WHAT THE TASK ASKS:
Reply with one number: how many lines contain the word "picture".

GIVEN RECORDS:
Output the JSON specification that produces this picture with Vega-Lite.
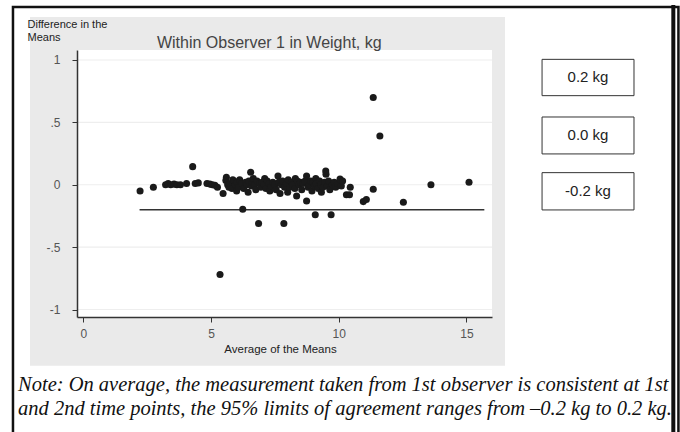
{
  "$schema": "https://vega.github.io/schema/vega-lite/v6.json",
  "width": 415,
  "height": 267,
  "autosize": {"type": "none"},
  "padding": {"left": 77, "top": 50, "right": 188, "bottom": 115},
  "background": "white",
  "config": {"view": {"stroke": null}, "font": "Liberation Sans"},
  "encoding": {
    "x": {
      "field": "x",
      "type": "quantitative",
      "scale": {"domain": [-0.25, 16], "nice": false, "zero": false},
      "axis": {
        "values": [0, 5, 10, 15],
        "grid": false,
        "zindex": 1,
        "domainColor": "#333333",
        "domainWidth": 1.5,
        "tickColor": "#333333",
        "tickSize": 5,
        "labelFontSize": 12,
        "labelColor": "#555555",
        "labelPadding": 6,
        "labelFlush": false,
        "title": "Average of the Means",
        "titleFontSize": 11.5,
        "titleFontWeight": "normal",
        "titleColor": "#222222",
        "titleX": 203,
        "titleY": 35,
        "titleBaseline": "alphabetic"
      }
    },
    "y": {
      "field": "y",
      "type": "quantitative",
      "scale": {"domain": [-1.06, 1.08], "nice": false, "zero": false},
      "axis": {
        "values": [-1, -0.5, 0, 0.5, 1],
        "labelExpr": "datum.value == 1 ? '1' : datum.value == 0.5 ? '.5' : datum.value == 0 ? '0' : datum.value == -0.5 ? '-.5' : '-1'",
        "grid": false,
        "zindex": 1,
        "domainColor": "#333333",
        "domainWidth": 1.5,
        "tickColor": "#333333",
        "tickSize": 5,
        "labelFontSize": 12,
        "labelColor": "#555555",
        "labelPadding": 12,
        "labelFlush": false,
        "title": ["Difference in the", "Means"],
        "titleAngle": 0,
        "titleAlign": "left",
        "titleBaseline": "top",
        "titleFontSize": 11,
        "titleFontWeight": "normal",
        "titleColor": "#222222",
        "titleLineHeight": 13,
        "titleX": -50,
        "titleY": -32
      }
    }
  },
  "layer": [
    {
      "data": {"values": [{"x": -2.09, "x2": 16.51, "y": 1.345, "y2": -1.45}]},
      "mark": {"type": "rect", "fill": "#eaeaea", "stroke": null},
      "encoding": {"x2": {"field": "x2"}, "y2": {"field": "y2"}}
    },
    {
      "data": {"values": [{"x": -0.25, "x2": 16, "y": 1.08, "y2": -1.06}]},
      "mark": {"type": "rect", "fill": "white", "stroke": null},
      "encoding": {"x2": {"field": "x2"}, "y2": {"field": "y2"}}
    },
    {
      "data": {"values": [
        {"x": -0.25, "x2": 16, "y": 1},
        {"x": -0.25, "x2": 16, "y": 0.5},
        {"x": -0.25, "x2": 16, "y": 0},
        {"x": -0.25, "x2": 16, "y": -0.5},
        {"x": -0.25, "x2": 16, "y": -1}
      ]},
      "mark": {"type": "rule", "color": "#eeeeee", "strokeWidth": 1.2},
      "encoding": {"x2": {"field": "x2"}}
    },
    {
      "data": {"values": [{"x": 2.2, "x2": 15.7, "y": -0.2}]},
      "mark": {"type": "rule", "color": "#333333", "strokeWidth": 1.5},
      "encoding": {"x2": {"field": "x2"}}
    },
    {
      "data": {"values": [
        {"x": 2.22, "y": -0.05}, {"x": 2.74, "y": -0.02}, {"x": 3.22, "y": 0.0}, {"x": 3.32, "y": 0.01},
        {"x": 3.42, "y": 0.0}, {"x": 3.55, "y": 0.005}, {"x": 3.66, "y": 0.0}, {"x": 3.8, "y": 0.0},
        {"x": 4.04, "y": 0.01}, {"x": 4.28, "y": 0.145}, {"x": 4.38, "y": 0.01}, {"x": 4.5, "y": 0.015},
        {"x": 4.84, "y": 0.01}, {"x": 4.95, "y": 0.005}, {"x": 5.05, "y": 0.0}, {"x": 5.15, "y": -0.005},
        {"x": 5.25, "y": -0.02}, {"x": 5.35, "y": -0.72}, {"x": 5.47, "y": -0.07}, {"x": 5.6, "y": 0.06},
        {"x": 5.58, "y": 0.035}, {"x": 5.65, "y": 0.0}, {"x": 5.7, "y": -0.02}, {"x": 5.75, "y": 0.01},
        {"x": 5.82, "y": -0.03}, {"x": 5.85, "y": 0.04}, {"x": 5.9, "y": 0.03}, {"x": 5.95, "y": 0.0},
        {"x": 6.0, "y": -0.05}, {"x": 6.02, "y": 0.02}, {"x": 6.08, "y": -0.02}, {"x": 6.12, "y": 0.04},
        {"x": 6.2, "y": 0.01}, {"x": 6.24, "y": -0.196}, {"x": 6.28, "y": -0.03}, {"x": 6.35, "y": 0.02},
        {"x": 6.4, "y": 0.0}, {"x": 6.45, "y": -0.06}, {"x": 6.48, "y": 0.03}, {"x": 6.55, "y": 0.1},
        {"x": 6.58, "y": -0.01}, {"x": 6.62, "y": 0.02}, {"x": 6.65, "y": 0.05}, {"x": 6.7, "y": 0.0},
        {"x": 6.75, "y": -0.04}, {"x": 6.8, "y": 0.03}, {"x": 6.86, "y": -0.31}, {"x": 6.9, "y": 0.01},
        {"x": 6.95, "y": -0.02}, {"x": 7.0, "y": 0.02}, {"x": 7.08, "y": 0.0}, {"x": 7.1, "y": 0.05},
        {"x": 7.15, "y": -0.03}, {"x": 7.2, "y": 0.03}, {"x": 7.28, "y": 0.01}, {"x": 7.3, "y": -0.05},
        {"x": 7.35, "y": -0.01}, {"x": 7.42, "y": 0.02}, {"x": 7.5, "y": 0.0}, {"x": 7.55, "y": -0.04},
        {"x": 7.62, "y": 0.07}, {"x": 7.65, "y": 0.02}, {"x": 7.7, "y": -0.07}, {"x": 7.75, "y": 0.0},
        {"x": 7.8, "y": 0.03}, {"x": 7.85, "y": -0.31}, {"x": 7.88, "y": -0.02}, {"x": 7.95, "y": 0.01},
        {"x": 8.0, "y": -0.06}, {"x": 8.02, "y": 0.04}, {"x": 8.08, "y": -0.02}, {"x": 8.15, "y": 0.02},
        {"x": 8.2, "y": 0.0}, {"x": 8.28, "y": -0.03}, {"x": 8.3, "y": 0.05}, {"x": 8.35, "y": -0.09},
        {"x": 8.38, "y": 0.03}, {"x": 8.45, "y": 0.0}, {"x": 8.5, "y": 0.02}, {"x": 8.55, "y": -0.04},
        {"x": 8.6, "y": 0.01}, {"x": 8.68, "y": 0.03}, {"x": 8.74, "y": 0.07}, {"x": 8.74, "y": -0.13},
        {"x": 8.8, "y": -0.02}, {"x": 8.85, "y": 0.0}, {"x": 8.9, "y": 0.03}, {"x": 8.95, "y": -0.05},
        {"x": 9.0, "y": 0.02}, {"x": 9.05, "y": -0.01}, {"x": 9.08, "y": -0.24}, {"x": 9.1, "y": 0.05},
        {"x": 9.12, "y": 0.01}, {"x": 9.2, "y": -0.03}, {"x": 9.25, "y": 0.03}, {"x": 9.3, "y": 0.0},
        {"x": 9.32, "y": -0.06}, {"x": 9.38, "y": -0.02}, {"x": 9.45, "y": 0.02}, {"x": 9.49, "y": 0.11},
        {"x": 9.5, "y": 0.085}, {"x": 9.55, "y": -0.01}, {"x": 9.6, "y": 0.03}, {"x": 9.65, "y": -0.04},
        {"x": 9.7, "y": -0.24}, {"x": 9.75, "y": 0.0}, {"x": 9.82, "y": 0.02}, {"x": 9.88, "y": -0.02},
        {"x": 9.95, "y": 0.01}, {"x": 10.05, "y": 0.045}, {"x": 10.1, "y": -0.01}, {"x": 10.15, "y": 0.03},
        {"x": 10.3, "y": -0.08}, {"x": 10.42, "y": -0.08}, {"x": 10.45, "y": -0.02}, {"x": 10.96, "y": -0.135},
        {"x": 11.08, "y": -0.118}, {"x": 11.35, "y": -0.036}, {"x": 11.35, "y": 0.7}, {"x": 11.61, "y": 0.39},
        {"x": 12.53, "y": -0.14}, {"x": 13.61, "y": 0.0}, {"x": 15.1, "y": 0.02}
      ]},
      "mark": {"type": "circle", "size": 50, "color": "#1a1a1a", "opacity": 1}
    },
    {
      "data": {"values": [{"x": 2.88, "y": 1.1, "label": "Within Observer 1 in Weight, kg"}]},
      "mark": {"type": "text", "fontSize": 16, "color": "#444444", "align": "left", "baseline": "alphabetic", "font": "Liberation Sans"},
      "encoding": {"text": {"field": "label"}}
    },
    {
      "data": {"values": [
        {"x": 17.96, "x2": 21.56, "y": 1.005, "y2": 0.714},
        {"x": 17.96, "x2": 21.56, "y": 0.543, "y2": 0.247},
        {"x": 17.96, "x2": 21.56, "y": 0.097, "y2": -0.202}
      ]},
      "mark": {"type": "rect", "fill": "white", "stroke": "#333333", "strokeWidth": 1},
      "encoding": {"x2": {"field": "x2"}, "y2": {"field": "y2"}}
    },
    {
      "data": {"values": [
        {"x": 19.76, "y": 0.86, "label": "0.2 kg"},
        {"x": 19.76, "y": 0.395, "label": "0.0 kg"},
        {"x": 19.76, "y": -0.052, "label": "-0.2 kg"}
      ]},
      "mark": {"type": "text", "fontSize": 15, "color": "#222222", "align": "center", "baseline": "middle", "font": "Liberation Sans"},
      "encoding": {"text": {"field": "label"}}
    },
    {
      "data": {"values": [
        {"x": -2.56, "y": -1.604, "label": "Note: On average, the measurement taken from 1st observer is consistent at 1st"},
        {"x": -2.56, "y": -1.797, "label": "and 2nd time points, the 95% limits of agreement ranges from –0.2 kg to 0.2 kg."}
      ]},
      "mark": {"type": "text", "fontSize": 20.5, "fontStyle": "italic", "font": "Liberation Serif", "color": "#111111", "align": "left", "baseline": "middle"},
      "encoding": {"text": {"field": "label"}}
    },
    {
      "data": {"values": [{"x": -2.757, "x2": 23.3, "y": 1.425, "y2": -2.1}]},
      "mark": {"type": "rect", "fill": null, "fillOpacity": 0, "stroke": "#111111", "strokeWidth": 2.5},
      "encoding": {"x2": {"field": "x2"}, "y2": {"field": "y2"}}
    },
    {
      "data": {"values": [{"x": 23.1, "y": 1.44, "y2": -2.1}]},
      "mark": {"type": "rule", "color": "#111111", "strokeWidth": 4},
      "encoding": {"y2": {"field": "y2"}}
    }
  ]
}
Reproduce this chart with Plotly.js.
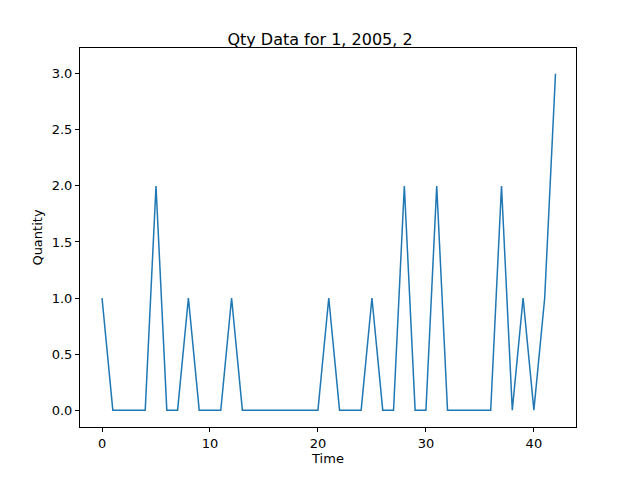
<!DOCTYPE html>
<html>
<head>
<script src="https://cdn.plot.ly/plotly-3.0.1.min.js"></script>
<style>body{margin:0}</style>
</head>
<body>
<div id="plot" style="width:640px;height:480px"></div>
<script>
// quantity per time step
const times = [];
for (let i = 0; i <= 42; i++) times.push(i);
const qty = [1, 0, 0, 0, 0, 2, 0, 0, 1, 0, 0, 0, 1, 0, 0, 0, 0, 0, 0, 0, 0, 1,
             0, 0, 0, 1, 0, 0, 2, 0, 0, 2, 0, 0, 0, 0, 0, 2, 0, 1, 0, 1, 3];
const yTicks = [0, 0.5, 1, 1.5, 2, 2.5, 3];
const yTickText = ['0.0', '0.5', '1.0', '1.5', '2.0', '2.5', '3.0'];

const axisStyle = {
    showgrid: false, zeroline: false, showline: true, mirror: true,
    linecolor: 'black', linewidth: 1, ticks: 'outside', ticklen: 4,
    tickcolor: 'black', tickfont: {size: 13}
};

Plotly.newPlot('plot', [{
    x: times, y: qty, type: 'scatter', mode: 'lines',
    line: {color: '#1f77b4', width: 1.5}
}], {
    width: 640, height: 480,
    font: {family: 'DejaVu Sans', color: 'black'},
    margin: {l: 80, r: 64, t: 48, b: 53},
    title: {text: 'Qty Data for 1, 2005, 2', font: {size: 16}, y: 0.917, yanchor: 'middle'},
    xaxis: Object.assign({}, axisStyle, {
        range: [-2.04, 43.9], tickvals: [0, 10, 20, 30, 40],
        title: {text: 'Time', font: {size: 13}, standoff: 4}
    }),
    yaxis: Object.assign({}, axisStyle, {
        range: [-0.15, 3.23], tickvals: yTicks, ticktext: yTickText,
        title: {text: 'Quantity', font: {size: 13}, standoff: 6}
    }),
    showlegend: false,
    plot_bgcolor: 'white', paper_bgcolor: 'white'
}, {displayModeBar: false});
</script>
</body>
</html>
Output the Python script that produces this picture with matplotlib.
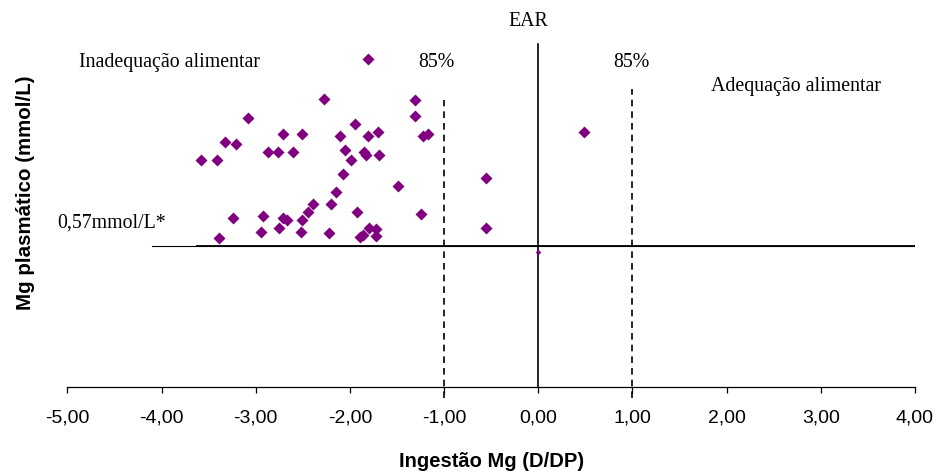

TASK OUTPUT:
2